Write out again, exactly as they appear, the lines from the line with "Recreate this image" through the line with "const clusterShare = [8.1, 21.9, 34.0, 36.0];". Do not include any pictures.
>> begin
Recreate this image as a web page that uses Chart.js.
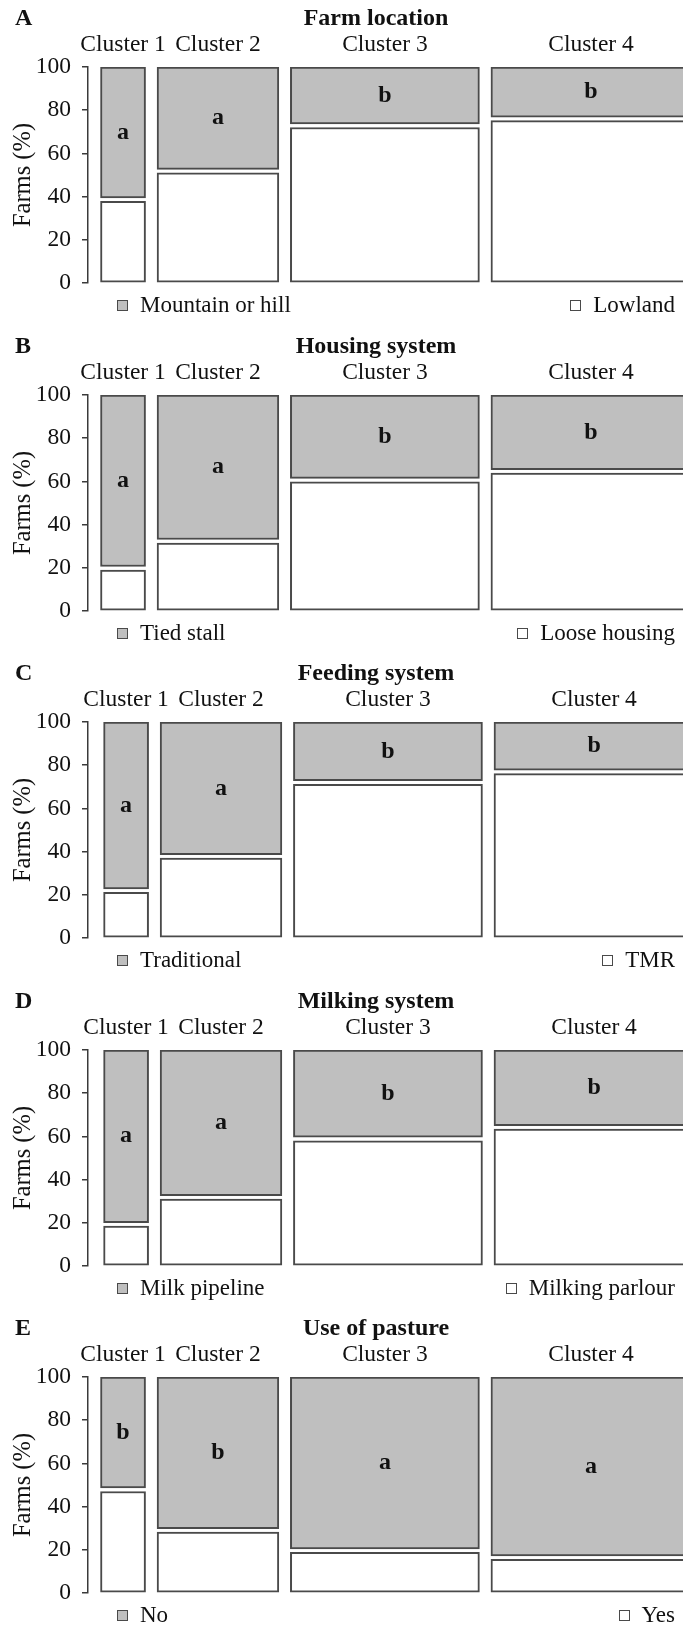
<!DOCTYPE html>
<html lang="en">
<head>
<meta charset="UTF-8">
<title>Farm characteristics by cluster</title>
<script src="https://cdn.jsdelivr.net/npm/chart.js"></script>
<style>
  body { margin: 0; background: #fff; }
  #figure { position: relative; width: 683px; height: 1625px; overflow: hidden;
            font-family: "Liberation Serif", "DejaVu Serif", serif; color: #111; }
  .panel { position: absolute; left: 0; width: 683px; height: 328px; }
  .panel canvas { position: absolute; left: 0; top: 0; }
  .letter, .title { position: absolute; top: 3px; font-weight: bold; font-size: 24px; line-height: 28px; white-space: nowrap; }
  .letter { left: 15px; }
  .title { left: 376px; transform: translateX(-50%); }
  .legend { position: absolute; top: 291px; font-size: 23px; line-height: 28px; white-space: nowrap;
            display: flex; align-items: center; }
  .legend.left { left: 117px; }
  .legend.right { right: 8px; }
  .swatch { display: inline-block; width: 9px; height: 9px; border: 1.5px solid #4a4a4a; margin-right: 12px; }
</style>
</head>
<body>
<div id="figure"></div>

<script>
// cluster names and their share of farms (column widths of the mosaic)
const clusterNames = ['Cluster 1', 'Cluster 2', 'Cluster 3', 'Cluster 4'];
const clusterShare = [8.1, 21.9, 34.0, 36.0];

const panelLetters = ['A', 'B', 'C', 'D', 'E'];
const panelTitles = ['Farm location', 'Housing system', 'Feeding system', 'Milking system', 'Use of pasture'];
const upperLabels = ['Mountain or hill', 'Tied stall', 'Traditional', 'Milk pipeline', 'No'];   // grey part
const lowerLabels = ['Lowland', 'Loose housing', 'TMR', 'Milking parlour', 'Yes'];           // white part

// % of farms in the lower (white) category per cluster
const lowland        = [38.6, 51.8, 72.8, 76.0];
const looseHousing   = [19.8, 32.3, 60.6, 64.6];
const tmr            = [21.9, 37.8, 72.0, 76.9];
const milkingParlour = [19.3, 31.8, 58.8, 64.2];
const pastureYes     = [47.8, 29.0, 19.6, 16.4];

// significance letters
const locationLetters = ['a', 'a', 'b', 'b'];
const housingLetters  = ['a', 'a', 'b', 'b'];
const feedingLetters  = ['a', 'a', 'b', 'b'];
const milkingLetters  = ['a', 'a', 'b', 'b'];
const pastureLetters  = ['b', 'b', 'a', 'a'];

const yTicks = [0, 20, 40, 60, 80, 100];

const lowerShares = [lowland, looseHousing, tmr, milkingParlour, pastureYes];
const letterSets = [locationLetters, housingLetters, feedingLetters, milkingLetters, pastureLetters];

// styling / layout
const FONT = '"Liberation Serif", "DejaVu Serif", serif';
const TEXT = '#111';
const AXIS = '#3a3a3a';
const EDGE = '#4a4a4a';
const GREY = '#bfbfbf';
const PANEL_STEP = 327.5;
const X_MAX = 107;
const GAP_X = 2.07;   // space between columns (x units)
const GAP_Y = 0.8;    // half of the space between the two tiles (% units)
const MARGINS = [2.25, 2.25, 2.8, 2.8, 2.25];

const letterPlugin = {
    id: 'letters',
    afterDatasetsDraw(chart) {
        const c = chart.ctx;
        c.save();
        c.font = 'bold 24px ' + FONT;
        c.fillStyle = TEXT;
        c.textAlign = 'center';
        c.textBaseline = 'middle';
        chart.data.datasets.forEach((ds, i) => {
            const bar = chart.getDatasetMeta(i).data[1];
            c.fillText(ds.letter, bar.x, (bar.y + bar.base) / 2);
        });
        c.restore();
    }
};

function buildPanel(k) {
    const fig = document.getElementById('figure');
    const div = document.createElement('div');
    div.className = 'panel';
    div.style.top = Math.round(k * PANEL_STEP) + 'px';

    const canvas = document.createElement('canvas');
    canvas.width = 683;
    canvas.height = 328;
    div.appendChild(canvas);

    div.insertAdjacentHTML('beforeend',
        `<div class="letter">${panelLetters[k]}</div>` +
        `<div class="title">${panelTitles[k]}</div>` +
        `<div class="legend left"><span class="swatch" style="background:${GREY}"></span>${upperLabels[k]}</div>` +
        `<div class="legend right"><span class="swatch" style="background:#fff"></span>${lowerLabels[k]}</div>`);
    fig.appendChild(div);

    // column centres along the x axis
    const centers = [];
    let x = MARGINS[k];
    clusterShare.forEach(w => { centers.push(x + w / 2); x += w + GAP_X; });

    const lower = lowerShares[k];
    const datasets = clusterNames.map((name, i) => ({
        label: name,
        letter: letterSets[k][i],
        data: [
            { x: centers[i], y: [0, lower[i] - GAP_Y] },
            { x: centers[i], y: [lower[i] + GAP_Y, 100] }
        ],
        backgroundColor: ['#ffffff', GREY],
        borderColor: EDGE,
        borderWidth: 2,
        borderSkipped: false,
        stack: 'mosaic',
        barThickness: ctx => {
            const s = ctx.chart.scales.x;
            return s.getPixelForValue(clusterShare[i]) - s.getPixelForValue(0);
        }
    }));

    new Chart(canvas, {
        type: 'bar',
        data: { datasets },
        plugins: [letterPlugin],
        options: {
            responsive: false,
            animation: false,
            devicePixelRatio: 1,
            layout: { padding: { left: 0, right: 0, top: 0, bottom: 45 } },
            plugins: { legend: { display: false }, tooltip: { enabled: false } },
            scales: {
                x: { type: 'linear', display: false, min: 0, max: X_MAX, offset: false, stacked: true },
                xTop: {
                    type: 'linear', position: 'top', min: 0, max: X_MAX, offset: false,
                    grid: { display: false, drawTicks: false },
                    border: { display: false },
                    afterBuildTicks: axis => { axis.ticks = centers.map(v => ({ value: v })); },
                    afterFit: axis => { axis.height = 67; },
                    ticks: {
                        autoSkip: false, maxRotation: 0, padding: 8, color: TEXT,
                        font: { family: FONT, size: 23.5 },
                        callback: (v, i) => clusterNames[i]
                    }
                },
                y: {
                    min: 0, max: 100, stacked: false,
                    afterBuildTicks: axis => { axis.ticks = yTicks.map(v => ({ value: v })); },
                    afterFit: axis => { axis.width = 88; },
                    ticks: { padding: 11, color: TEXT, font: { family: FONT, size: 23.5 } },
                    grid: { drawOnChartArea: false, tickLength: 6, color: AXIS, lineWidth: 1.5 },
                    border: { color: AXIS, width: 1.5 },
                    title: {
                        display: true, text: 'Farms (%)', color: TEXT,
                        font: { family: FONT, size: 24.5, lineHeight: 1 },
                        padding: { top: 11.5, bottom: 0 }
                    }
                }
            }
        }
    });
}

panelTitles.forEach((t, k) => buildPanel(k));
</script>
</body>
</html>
>> end
>> begin
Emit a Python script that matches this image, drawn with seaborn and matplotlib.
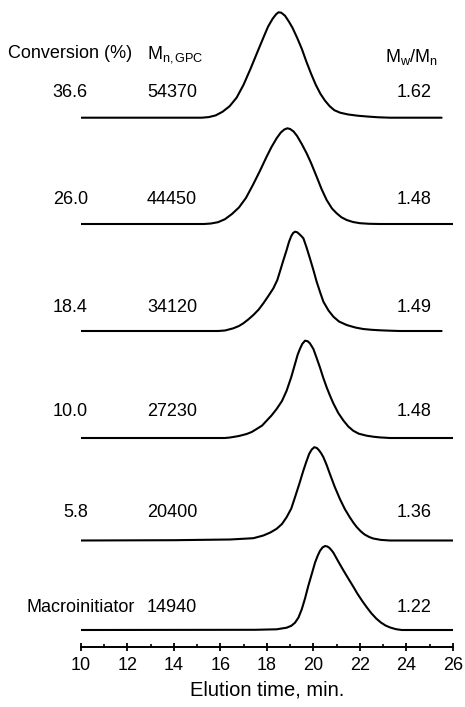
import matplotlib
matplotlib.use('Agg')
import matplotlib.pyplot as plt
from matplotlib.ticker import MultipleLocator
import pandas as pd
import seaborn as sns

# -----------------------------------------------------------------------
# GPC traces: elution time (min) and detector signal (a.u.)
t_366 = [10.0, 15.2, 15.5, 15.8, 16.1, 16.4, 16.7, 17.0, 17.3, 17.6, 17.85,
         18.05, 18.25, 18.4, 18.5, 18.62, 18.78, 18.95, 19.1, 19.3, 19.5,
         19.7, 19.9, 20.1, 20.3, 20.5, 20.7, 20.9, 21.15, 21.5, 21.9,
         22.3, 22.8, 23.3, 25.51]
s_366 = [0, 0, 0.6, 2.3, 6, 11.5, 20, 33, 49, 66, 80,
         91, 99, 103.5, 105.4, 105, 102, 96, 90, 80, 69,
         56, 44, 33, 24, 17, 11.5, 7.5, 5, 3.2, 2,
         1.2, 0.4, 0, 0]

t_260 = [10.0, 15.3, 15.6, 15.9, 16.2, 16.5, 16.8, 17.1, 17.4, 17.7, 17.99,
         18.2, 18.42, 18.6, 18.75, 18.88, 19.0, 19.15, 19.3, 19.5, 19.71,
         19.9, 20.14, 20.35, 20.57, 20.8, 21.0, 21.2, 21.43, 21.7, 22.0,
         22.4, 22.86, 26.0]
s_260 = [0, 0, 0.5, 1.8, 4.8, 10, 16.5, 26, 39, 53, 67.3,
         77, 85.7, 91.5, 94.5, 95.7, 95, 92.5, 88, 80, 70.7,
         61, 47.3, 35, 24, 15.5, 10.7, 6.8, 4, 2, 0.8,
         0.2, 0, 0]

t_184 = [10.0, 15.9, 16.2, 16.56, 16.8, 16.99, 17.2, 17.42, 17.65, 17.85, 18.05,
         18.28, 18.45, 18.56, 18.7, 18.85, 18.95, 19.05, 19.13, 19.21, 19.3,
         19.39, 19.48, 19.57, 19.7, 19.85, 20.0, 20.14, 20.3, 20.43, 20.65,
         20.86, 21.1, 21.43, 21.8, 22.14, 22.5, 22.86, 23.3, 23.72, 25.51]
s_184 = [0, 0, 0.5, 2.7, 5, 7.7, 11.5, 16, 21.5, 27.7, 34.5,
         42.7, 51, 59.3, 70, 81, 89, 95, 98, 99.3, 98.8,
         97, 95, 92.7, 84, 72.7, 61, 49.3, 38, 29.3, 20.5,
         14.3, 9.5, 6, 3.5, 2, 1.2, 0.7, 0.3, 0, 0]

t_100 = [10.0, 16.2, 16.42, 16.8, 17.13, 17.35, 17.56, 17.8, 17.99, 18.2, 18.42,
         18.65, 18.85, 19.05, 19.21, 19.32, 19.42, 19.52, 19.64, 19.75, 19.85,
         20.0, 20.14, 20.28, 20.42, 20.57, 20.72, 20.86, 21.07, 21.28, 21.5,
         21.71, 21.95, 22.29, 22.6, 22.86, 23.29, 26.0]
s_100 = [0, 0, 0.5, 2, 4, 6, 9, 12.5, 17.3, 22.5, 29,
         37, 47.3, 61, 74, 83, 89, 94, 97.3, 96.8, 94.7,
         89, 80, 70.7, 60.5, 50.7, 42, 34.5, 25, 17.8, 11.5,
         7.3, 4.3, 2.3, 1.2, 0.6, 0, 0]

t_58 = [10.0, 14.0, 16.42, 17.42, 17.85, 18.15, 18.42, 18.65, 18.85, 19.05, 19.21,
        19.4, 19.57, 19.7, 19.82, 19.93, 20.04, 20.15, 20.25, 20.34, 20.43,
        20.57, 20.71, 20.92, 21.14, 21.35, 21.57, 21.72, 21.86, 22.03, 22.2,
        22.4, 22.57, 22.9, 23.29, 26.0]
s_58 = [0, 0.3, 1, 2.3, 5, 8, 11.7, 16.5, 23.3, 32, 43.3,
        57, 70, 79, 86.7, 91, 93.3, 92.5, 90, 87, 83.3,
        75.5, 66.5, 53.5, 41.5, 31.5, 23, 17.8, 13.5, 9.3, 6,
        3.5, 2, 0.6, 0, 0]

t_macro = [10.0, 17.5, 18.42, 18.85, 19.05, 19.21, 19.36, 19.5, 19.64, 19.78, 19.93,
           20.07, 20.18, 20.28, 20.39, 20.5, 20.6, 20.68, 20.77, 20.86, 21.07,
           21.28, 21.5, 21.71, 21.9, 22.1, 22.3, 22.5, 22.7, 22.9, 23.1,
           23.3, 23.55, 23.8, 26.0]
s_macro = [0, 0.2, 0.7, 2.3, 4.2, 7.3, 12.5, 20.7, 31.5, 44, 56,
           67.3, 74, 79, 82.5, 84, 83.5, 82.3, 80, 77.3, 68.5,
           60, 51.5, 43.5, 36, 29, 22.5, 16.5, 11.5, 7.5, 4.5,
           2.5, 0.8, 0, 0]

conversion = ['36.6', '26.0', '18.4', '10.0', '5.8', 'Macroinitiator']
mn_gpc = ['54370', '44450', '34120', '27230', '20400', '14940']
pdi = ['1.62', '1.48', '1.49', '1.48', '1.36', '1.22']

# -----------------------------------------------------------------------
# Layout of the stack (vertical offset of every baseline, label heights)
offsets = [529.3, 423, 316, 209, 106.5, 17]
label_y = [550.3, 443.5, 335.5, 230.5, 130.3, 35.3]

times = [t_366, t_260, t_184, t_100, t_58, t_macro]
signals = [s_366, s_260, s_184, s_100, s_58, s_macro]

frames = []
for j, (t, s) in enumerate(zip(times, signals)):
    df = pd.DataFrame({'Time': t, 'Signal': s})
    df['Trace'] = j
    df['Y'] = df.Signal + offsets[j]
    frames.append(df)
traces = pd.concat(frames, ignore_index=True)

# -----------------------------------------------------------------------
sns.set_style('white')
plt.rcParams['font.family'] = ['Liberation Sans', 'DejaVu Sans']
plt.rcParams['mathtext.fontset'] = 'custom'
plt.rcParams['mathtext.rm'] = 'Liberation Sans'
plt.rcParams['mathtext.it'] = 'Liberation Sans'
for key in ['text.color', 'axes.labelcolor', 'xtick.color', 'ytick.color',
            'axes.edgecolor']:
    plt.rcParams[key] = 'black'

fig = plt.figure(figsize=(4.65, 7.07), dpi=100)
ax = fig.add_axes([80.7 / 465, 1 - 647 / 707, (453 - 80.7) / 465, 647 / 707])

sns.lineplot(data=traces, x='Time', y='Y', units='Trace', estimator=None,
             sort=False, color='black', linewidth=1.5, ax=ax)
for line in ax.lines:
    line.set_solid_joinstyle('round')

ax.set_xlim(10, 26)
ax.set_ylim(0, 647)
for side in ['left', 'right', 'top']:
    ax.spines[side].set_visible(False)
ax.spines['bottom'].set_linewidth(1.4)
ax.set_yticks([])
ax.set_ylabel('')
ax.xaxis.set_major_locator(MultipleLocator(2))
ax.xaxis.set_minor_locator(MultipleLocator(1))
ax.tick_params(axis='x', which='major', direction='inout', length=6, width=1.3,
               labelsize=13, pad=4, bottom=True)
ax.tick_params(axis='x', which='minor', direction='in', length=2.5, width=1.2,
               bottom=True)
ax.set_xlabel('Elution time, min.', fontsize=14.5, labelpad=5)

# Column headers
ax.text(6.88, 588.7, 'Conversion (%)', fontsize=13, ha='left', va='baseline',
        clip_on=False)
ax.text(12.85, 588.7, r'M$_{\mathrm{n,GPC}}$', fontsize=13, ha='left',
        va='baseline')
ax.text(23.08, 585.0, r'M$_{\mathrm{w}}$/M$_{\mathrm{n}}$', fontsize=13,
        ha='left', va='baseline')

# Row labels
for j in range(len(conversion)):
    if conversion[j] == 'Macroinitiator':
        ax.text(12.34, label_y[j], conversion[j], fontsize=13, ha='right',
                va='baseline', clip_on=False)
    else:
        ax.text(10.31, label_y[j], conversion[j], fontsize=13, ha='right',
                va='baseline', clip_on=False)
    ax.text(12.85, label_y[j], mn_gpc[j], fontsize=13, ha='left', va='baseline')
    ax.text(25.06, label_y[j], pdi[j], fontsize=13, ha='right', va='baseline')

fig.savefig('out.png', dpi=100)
>> end
Response =
Recreate this image as a web page that uses Chart.js.
<!DOCTYPE html>
<html lang="en">
<head>
<meta charset="UTF-8">
<title>Farm characteristics by cluster</title>
<script src="https://cdn.jsdelivr.net/npm/chart.js"></script>
<style>
  body { margin: 0; background: #fff; }
  #figure { position: relative; width: 683px; height: 1625px; overflow: hidden;
            font-family: "Liberation Serif", "DejaVu Serif", serif; color: #111; }
  .panel { position: absolute; left: 0; width: 683px; height: 328px; }
  .panel canvas { position: absolute; left: 0; top: 0; }
  .letter, .title { position: absolute; top: 3px; font-weight: bold; font-size: 24px; line-height: 28px; white-space: nowrap; }
  .letter { left: 15px; }
  .title { left: 376px; transform: translateX(-50%); }
  .legend { position: absolute; top: 291px; font-size: 23px; line-height: 28px; white-space: nowrap;
            display: flex; align-items: center; }
  .legend.left { left: 117px; }
  .legend.right { right: 8px; }
  .swatch { display: inline-block; width: 9px; height: 9px; border: 1.5px solid #4a4a4a; margin-right: 12px; }
</style>
</head>
<body>
<div id="figure"></div>

<script>
// cluster names and their share of farms (column widths of the mosaic)
const clusterNames = ['Cluster 1', 'Cluster 2', 'Cluster 3', 'Cluster 4'];
const clusterShare = [8.1, 21.9, 34.0, 36.0];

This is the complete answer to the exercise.